I am WILD. Not because I have tapped into some old energy while comfortably sipping on green tea kale smoothies after a generous but not too exhausting class of kundalini yoga. Neither am I WILD because I went to a trance workshop and learned to rise my vibrant female energy and I am certainly not WILD through quiet meditation on some healing 528hz tunes, although I must confess, I have tried them all and some have even become part of my regular routine. Also, I am not WILD because I am wearing handmade dresses from tribal textiles and I smell of patchouli and decide not to die my silver turning hair. I am WILD because I have to protect, at all cost, something that I’ve just found and which I dearly treasure: myself.
I am WILD with pain at having to adjust, compromise and keep myself back because I think that would keep me safe. I am WILD from anger at having kept myself small, not expressing my thoughts and keeping it all normal, shaping for decades my actions to the mould of already existing ones. I am WILDly exhausted by my countless thoughts of how I could fit better, how could I stop looking, feeling, being different and by my continuous striving to be always perceived kind and lovable. But I am also WILD with passion for things I cannot yet clearly identify but which I feel growing strong inside, I am WILD with a sense of justice which makes me protect the weak and explain the misunderstood, I am WILD with a yearning for beauty which stems from the core of who I am. And yes, I am WILD with love for these forces that keep me alive, which make me dance to ever-new tunes.
I am WILD and in my veins cascades the blood of my ancestors, the tears of all the people I was touched by and the rain of several continents – I run these waters through me and cry them out, sweating the labour of countless eyes looking in other pairs of eyes. My bones tell me of my WILD effort to stand tall, be it in the face of storms or reaching for more sunshine, not my effort – but that of countless generations of males and females, of animals and plants. My sinews are keeping me WILD and together but also take the form of hanging lianas in the tropical forests, reminding me that I belong there where I need to, that I am free to move if I need to, that I can sustain but also let loose.
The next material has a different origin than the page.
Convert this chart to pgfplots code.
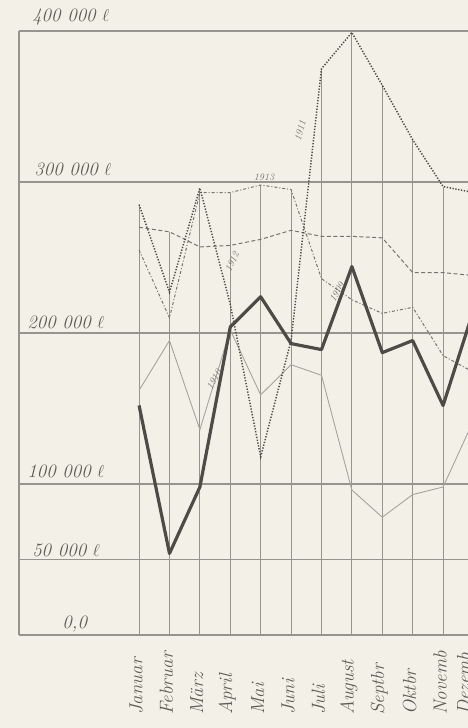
\documentclass[border=0pt]{standalone}
\usepackage{pgfplots}
\pgfplotsset{compat=1.18}
\definecolor{paper}{RGB}{243,241,231}
\definecolor{gridc}{RGB}{150,148,140}
\definecolor{inkdark}{RGB}{78,74,70}
\definecolor{inkmid}{RGB}{118,116,110}
\definecolor{inklight}{RGB}{165,163,156}
\definecolor{labc}{RGB}{95,92,86}
\begin{document}
\begin{tikzpicture}[x=1bp,y=1bp]
\fill[paper] (0,0) rectangle (468,728);
\useasboundingbox (0,0) rectangle (468,728);
\begin{axis}[
  at={(19bp,93bp)}, anchor=south west,
  scale only axis, width=449bp, height=604bp,
  xmin=-3.95, xmax=10.82,
  ymin=0, ymax=400000,
  axis x line*=bottom, axis y line*=left,
  axis line style={gridc, line width=1.3pt, -},
  xtick=\empty,
  ytick={0,50000,100000,200000,300000,400000},
  yticklabels={}, scaled y ticks=false,
  major tick length=0pt,
  ymajorgrids, grid style={gridc, line width=1.3pt},
  clip mode=individual,
]
% drop lines from the highest value of each month
\addplot[gridc, line width=1.1pt, ycomb, no marks] coordinates {
 (0,285000) (1,267000) (2,296000) (3,293000) (4,298000) (5,295000)
 (6,375000) (7,399000) (8,364000) (9,328000) (10,297000)};
% thin solid series
\addplot[inklight, line width=0.9pt, no marks] coordinates {
 (0,162000) (1,195000) (2,136000) (3,202000) (4,159000) (5,179000)
 (6,172000) (7,96000) (8,78000) (9,93000) (10,98000) (11,142000)};
% dashed series
\addplot[inkmid, line width=1pt, no marks, dash pattern=on 4pt off 2.5pt] coordinates {
 (0,270000) (1,267000) (2,257000) (3,258000) (4,262000) (5,268000)
 (6,264000) (7,264000) (8,263000) (9,240000) (10,240000) (11,238000)};
% dash-dot series
\addplot[inkmid, line width=1pt, no marks, dash pattern=on 3pt off 2pt on 1pt off 2pt] coordinates {
 (0,255000) (1,210000) (2,293000) (3,293000) (4,298000) (5,295000)
 (6,236000) (7,222000) (8,213000) (9,217000) (10,185000) (11,174000)};
% heavy dotted series
\addplot[inkdark, line width=1.5pt, no marks, dash pattern=on 1.3pt off 1.6pt] coordinates {
 (0,285000) (1,227000) (2,296000) (3,219000) (4,118000) (5,195000)
 (6,375000) (7,399000) (8,364000) (9,328000) (10,297000) (11,293000)};
% thick main series
\addplot[inkdark, line width=3.2pt, no marks, line join=round] coordinates {
 (0,152000) (1,54000) (2,98000) (3,204000) (4,224000) (5,193000)
 (6,189000) (7,244000) (8,187000) (9,195000) (10,152000) (11,215000)};

% value labels
\tikzset{ylab/.style={anchor=base west, text=labc, inner sep=0pt, font=\fontsize{19}{19}\selectfont\itshape}}
\node[ylab] at (axis cs:-3.52,406000) {400 000 $\ell$};
\node[ylab] at (axis cs:-3.45,304600) {300 000 $\ell$};
\node[ylab] at (axis cs:-3.68,203300) {200 000 $\ell$};
\node[ylab] at (axis cs:-3.68,104000) {100 000 $\ell$};
\node[ylab] at (axis cs:-3.52,52300) {50 000 $\ell$};
\node[ylab] at (axis cs:-2.53,4600) {0,0};

% month labels
\tikzset{mlab/.style={rotate=90, anchor=west, text=labc, inner sep=0pt, font=\fontsize{19}{19}\selectfont\itshape}}
\node[mlab] at (axis cs:-0.1,-53000) {Januar};
\node[mlab] at (axis cs:0.9,-53000) {Februar};
\node[mlab] at (axis cs:1.9,-53000) {März};
\node[mlab] at (axis cs:2.9,-53000) {April};
\node[mlab] at (axis cs:3.9,-53000) {Mai};
\node[mlab] at (axis cs:4.9,-53000) {Juni};
\node[mlab] at (axis cs:5.9,-53000) {Juli};
\node[mlab] at (axis cs:6.9,-53000) {August};
\node[mlab] at (axis cs:7.9,-53000) {Septbr};
\node[mlab] at (axis cs:8.9,-53000) {Oktbr};
\node[mlab] at (axis cs:9.9,-53000) {Novemb};
\node[mlab] at (axis cs:10.68,-53000) {Dezemb};

% year labels on the curves
\tikzset{yr/.style={text=inkmid, inner sep=0pt, font=\fontsize{10}{10}\selectfont\itshape}}
\node[yr] at (axis cs:4.11,303000) {1913};
\node[yr, rotate=65] at (axis cs:3.06,247000) {1912};
\node[yr, rotate=60] at (axis cs:2.47,169000) {1910};
\node[yr, rotate=75] at (axis cs:5.30,334000) {1911};
\node[yr, rotate=60] at (axis cs:6.51,227000) {1909};
\end{axis}
\end{tikzpicture}
\end{document}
I am WILD because I am getting old and know, and feel, that time is getting even shorter. I feel I must be wise, as never do we step in the same river twice. I am WILD and I am brave. Even when I feel fear strangling me, I am melting away while my muscles tense up, I stand in what I feel, I do not judge myself for it and WILDly run forward. I will go to that meeting, I will get things done, I will get out of bed, I will say my own truth, because I am WILD: determined and steadfast, terribly stubborn.
I am WILD because I have not nourished myself enough and now I feel depleted. Because I forgot to remove the weeds from in between the useful plants and I feel now taken over. I am WILD because I need to protect that which is good for me right now– now that I can confidently make this distinction, remember it as valuable and keep it clean.
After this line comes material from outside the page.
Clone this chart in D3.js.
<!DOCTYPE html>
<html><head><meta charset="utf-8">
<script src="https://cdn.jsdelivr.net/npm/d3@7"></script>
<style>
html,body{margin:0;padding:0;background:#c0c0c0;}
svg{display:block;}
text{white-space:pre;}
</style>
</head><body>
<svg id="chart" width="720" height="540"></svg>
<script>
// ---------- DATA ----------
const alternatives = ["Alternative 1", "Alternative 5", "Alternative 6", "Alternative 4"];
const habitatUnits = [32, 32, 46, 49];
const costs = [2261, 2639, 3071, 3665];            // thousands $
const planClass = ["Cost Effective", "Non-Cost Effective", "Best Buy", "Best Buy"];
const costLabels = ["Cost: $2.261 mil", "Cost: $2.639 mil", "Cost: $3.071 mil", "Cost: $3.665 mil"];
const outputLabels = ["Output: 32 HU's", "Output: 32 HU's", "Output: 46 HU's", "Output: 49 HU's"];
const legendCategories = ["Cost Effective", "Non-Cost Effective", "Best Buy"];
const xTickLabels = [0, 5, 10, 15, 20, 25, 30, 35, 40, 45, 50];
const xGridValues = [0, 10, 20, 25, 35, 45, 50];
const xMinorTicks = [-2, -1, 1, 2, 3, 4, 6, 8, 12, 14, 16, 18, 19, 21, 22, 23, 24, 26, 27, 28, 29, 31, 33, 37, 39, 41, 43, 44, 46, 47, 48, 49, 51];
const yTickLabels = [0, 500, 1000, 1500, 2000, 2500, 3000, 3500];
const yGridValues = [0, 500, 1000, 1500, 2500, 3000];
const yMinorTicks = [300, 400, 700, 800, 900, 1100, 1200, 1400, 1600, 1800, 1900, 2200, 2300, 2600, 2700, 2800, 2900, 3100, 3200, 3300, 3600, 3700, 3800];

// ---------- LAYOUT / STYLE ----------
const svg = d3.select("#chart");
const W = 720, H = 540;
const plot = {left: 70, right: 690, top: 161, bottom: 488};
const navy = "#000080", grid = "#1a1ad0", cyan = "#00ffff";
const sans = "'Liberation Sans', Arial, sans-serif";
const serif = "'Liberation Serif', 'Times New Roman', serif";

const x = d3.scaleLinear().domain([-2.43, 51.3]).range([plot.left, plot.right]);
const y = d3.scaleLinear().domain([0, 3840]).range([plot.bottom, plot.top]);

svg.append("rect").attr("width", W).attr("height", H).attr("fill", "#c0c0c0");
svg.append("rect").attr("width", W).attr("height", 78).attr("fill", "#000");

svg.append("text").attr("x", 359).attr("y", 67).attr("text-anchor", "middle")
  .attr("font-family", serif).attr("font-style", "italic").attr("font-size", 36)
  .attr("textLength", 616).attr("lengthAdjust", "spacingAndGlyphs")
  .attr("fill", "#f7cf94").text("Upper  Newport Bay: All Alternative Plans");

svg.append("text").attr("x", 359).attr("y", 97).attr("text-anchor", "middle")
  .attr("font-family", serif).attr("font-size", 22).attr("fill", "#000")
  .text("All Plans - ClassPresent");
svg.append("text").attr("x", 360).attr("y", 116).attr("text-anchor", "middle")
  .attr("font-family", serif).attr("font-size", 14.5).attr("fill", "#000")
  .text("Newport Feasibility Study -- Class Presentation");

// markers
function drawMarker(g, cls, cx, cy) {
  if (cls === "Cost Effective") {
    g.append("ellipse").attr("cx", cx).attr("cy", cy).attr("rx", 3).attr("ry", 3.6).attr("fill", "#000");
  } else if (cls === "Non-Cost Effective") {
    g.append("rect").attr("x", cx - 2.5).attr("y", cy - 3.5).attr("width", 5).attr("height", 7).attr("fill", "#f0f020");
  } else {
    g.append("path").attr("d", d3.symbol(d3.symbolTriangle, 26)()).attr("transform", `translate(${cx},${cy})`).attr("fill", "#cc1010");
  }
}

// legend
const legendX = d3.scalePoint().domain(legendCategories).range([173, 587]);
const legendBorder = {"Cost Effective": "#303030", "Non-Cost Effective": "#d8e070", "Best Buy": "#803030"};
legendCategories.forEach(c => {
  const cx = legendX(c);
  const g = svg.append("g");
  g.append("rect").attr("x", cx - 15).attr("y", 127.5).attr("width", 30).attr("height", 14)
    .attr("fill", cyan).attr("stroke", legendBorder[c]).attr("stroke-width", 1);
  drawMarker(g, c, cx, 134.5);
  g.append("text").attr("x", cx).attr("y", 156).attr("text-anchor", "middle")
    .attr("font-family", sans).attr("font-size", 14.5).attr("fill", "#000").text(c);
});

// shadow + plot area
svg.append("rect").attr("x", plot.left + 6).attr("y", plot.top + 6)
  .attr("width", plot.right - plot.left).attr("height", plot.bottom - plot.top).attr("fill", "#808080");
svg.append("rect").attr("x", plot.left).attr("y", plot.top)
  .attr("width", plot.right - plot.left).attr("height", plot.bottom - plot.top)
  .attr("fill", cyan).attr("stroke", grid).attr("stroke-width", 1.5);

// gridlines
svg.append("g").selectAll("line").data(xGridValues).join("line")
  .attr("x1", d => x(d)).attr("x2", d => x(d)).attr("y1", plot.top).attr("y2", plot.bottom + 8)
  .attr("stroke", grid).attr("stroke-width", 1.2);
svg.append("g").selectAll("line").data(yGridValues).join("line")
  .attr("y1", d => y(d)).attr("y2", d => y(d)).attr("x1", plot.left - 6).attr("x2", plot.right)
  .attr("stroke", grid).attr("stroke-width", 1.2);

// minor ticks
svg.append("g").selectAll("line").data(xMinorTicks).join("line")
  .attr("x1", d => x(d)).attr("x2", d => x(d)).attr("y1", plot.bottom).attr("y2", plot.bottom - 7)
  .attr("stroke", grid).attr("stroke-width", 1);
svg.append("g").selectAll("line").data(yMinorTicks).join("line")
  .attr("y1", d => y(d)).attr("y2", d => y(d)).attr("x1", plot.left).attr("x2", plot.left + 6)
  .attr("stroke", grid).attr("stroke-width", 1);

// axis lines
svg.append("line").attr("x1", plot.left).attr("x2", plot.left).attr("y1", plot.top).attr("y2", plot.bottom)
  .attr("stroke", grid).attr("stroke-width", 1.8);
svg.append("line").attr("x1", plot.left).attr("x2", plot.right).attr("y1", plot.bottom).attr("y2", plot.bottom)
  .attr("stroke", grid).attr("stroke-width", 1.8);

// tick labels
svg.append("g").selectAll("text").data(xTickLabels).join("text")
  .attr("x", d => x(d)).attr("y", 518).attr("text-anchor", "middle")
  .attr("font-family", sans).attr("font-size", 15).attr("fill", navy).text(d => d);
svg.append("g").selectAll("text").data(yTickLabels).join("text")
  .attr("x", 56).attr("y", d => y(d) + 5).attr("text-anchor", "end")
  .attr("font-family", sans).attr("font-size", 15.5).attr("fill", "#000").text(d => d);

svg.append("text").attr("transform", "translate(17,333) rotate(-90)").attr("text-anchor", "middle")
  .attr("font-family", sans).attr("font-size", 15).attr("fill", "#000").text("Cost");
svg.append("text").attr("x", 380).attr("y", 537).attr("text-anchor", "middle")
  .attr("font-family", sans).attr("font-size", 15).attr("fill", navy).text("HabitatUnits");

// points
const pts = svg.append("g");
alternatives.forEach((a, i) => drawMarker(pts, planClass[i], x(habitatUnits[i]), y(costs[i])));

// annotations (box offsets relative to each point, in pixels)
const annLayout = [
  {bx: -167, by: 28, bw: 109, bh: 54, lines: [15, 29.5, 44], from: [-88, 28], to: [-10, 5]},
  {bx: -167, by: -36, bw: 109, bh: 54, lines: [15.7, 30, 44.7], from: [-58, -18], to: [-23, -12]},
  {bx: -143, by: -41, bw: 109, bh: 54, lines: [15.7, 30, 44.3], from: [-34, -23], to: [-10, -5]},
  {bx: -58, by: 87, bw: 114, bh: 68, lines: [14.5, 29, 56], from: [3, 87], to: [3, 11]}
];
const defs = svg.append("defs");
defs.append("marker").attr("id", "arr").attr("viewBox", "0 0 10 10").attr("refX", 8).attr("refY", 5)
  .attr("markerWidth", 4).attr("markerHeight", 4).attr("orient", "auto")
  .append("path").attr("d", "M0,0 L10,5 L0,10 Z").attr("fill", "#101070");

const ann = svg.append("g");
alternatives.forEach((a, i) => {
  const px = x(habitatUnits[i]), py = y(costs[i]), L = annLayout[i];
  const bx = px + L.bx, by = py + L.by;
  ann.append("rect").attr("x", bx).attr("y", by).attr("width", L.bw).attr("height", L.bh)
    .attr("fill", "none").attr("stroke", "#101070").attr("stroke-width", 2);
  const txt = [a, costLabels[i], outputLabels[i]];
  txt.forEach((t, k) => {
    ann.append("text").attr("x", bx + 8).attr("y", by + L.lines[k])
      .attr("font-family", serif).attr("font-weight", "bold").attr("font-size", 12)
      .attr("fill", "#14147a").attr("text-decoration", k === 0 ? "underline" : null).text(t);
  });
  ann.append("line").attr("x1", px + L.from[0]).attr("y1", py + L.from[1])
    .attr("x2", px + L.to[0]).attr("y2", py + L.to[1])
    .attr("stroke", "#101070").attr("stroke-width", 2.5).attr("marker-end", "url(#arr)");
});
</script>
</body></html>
I am WILD because this is my nature, the sound of the tiger’s roar, the hardness of the bear’s claw and the soft but sure touch of the elephant’s hoof, all in one. I am WILD as the nettles are and of the same nature of fragrant tropical magnolias. I am both strongly rooted as a burdock plant and dependent as a rare orchid. Most importantly, I am all these things at once, gentle aggression and unimaginable tenderness. Ambiguity is my fertile soil.
I am WILD because I cry at night and laugh at day and cradle myself and comfort others. I am WILD because I do not need company, but keep my own, but love being with others, and sharing, and I do talk to plants and animals and stones and they always talk back. I am WILD as the rain gets me alive and the sun kindles my heart. I am WILD as I pray and I charm. I remain humble but proud, WILDly standing in my own circle of growth.